The Famine’s Consequences

The Na-Anka famine had far-reaching consequences, as follows:

  • It exposed Odisha’s administrative machinery’s failure to protect the people.
  • According to government estimates, the mortality rate was around 1,000,000, or nearly one-third of the province’s population.
  • Chaos and confusion reigned throughout Odisha, and epidemics compounded the misery of the people.
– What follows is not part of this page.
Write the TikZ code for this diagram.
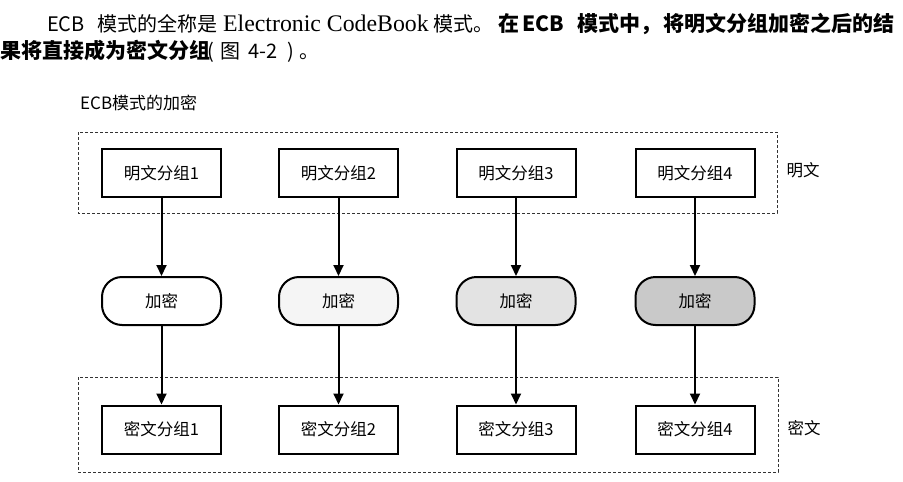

1866 Famine: A blessing in disguise

The 1866 famine was a blessing in disguise, as it ushered in a new era in Odisha’s administration. The government’s authoritative attitude and carelessness were relegated to the distant past. On the other hand, the government adopted a benevolent attitude and policies toward the Odisha people. The Government of India formulated famine relief policies for the entire country on the recommendation of the Odisha Famine Commission.

T. E. Ravenshaw’s benevolent measures following the Famine

T. E. Ravenshaw stimulated the government machinery for the promotion of education in Odisha following the famine. He established a number of vernacular schools in rural areas with an emphasis on the Odia language, converted the Cuttack Zilla School into Ravenshaw College, was instrumental in the establishment of a medical school and a training school in Cuttack in 1866 and 1869, respectively, as well as the construction and improvement of the embankment in Banki and Aul. However, the famine of 1866 proved to be a watershed moment in modern Odisha’s history.

The Final Line to Say

The 1866 famine was a watershed moment in modern Odisha’s history. The people of Odisha had suffered greatly during this famine. It had wiped out a third of the population. However, the famine’s aftermath was beneficial to the state. The British government provided numerous administrative and other facilities for the people’s benefit. The 1866 Famine compelled them to adopt benevolent and sympathetic policies toward the Odisha people.